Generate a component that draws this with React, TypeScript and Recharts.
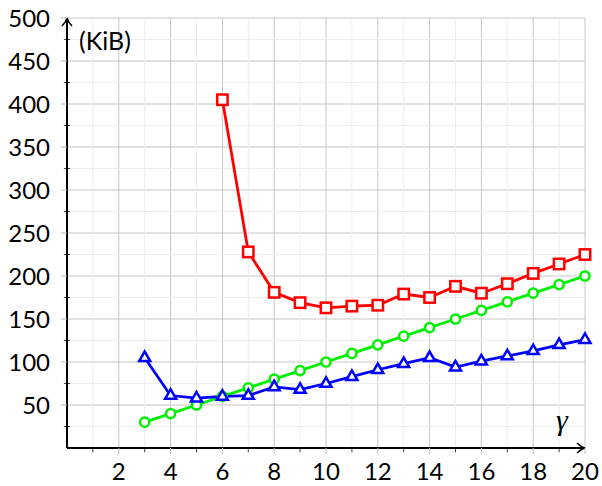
import { CartesianGrid, Line, LineChart, ReferenceLine, XAxis, YAxis } from "recharts";

const xValues = [3, 4, 5, 6, 7, 8, 9, 10, 11, 12, 13, 14, 15, 16, 17, 18, 19, 20];
const redSeries = [null, null, null, 405, 228, 181, 169, 163, 165, 166, 179, 175, 188, 180, 191, 203, 214, 225];
const greenSeries = [30, 40, 50, 60, 70, 80, 90, 100, 110, 120, 130, 140, 150, 160, 170, 180, 190, 200];
const blueSeries = [105, 61, 58, 60, 61, 71, 68, 75, 83, 91, 98, 105, 94, 101, 107, 113, 120, 126];

const xTicks = [2, 4, 6, 8, 10, 12, 14, 16, 18, 20];
const yTicks = [50, 100, 150, 200, 250, 300, 350, 400, 450, 500];
const xMinor = [1, 3, 5, 7, 9, 11, 13, 15, 17, 19];
const yMinor = [25, 75, 125, 175, 225, 275, 325, 375, 425, 475];

const data = xValues.map((x, i) => ({
  x,
  red: redSeries[i],
  green: greenSeries[i],
  blue: blueSeries[i]
}));

const FONT = "Lato, 'Open Sans', sans-serif";
const tickStyle = { fontSize: 24, fill: "#000", fontFamily: FONT };

function SquareDot(props: any) {
  const { cx, cy, index, value } = props;
  if (value == null || cy == null) return <g key={index} />;
  return <rect key={index} x={cx - 5.2} y={cy - 5.2} width={10.4} height={10.4} fill="#fff" stroke="#ff0000" strokeWidth={2.5} />;
}

function CircleDot(props: any) {
  const { cx, cy, index } = props;
  return <circle key={index} cx={cx} cy={cy} r={4.6} fill="#fff" stroke="#00f000" strokeWidth={2.5} />;
}

function TriangleDot(props: any) {
  const { cx, cy, index } = props;
  const pts = `${cx},${cy - 6.2} ${cx - 5.5},${cy + 3.3} ${cx + 5.5},${cy + 3.3}`;
  return <polygon key={index} points={pts} fill="#fff" stroke="#0000ff" strokeWidth={2.5} />;
}

export default function App() {
  return (
    <div style={{ position: "absolute", left: 0, top: 0, width: 602, height: 486, background: "#fff" }}>
      <svg width={0} height={0} style={{ position: "absolute" }}>
        <defs>
          <marker
            id="axisArrow"
            viewBox="-8 -6 10 12"
            refX={1}
            refY={0}
            markerWidth={10}
            markerHeight={12}
            markerUnits="userSpaceOnUse"
            orient="auto-start-reverse"
          >
            <path d="M -7 -5 Q -3 -1 1 0 Q -3 1 -7 5" fill="none" stroke="#000" strokeWidth={1.6} />
          </marker>
        </defs>
      </svg>
      <LineChart width={602} height={486} data={data} margin={{ top: 18, right: 17, left: 0, bottom: 0 }}>
        <CartesianGrid stroke="#c6c6c6" strokeWidth={1} />
        {xMinor.map((v) => (
          <ReferenceLine key={`gx${v}`} x={v} stroke="#ededed" strokeWidth={1} />
        ))}
        {yMinor.map((v) => (
          <ReferenceLine key={`gy${v}`} y={v} stroke="#ededed" strokeWidth={1} />
        ))}
        {xMinor.map((v) => (
          <ReferenceLine key={`tx${v}`} segment={[{ x: v, y: 0 }, { x: v, y: -5 }]} stroke="#444" strokeWidth={1} ifOverflow="visible" />
        ))}
        {yMinor.map((v) => (
          <ReferenceLine key={`ty${v}`} segment={[{ x: -0.12, y: v }, { x: 0.12, y: v }]} stroke="#444" strokeWidth={1} ifOverflow="visible" />
        ))}
        <XAxis
          dataKey="x"
          type="number"
          domain={[0, 20]}
          ticks={xTicks}
          height={38}
          tick={tickStyle}
          tickSize={6}
          tickMargin={9}
          tickLine={{ stroke: "#bbbbbb" }}
          axisLine={{ stroke: "#000", strokeWidth: 2, markerEnd: "url(#axisArrow)" }}
          interval={0}
        />
        <YAxis
          type="number"
          domain={[0, 500]}
          ticks={yTicks}
          width={67}
          tick={tickStyle}
          tickSize={6}
          tickMargin={11}
          tickLine={{ stroke: "#bbbbbb" }}
          axisLine={{ stroke: "#000", strokeWidth: 2, markerStart: "url(#axisArrow)" }}
          interval={0}
        />
        <Line dataKey="green" stroke="#00f000" strokeWidth={2.8} dot={CircleDot} isAnimationActive={false} />
        <Line dataKey="blue" stroke="#0000ff" strokeWidth={2.8} dot={TriangleDot} isAnimationActive={false} />
        <Line dataKey="red" stroke="#ff0000" strokeWidth={2.8} dot={SquareDot} isAnimationActive={false} />
      </LineChart>
      <div style={{ position: "absolute", left: 79, top: 25, fontFamily: FONT, fontSize: 25, lineHeight: "30px", color: "#000" }}>
        (KiB)
      </div>
      <div style={{ position: "absolute", left: 556, top: 404, fontFamily: "'Liberation Serif', serif", fontStyle: "italic", fontSize: 30, lineHeight: "32px", color: "#000" }}>
        γ
      </div>
    </div>
  );
}
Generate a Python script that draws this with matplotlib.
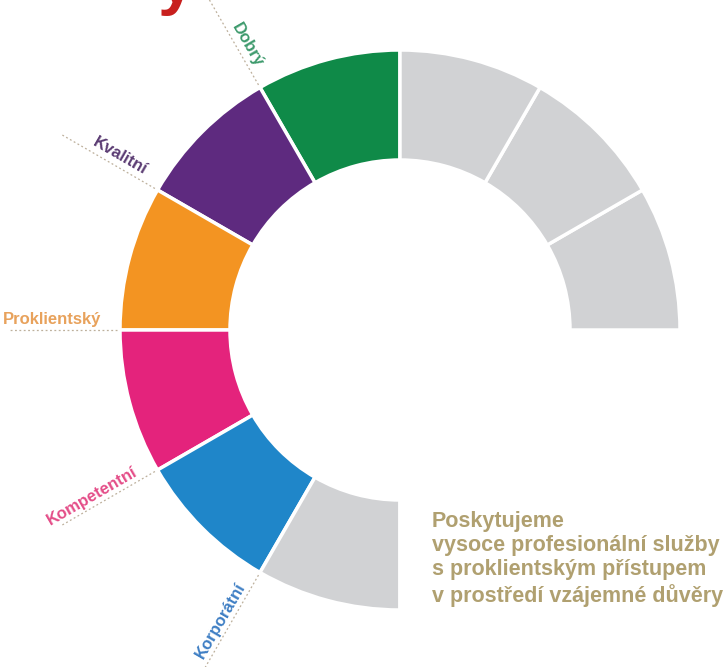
import numpy as np
import matplotlib
matplotlib.use("Agg")
import matplotlib.pyplot as plt

plt.rcParams['font.family'] = ['Liberation Sans', 'DejaVu Sans']

# slices of 30 degrees each, counterclockwise from the top
slice_sizes = [1, 1, 1, 1, 1, 1, 3, 1, 1, 1]
slice_colors = ['#0f8a48', '#5e2a7f', '#f39422', '#e4237c', '#1f86c9',
                '#d1d2d4', 'none', '#d1d2d4', '#d1d2d4', '#d1d2d4']
labels = ['Dobrý', 'Kvalitní', 'Proklientský', 'Kompetentní', 'Korporátní']
label_colors = ['#3d9a6c', '#5b3c73', '#e8a25c', '#e44d88', '#3f7fc4']
note = ['Poskytujeme',
        'vysoce profesionální služby',
        's proklientským přístupem',
        'v prostředí vzájemné důvěry']

fig = plt.figure(figsize=(7.26, 6.67), dpi=100)
ax = fig.add_axes([0, 0, 1, 1])

cx, cy = 400, 337
R = 280
ax.pie(slice_sizes, colors=slice_colors, startangle=90, counterclock=True,
       radius=R, center=(cx, cy), frame=True,
       wedgeprops=dict(width=110, edgecolor='white', linewidth=2.5))

# radial labels sitting on the outer boundary of each coloured slice
step = 360 / sum(slice_sizes)
for i, (lab, col) in enumerate(zip(labels, label_colors)):
    theta = 90 + step * (i + 1)
    t = np.radians(theta)
    ax.plot([cx + 283 * np.cos(t), cx + 390 * np.cos(t)],
            [cy + 283 * np.sin(t), cy + 390 * np.sin(t)],
            color='#bdb09c', lw=0.9, ls=(0, (1.5, 2)))
    px = cx + 299 * np.cos(t) + 3 * np.sin(t)
    py = cy + 299 * np.sin(t) - 3 * np.cos(t)
    ax.text(px, py, lab, color=col, fontsize=12, fontweight='bold',
            rotation=theta - 180, rotation_mode='anchor',
            ha='right', va='bottom')

ax.text(432, 667 - 511, '\n'.join(note), color='#b0a070', fontsize=15.5,
        fontweight='bold', ha='left', va='top', linespacing=1.2)

# cut-off red heading at the very top
ax.text(157, 665, 'y', color='#c8201e', fontsize=48, fontweight='bold',
        ha='left', va='baseline')

ax.set_xlim(0, 726)
ax.set_ylim(0, 667)
ax.set_aspect('auto')
ax.axis('off')

fig.savefig('out.png', dpi=100, facecolor='white')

- _AIM_: Exactly as written, repeat the lines from the beginning of the entries up to and including the line with "375, 425, 475];", but not the pictures.

- _ANSWER TO THE EXERCISE_:
Generate a component that draws this with React, TypeScript and Recharts.
import { CartesianGrid, Line, LineChart, ReferenceLine, XAxis, YAxis } from "recharts";

const xValues = [3, 4, 5, 6, 7, 8, 9, 10, 11, 12, 13, 14, 15, 16, 17, 18, 19, 20];
const redSeries = [null, null, null, 405, 228, 181, 169, 163, 165, 166, 179, 175, 188, 180, 191, 203, 214, 225];
const greenSeries = [30, 40, 50, 60, 70, 80, 90, 100, 110, 120, 130, 140, 150, 160, 170, 180, 190, 200];
const blueSeries = [105, 61, 58, 60, 61, 71, 68, 75, 83, 91, 98, 105, 94, 101, 107, 113, 120, 126];

const xTicks = [2, 4, 6, 8, 10, 12, 14, 16, 18, 20];
const yTicks = [50, 100, 150, 200, 250, 300, 350, 400, 450, 500];
const xMinor = [1, 3, 5, 7, 9, 11, 13, 15, 17, 19];
const yMinor = [25, 75, 125, 175, 225, 275, 325, 375, 425, 475];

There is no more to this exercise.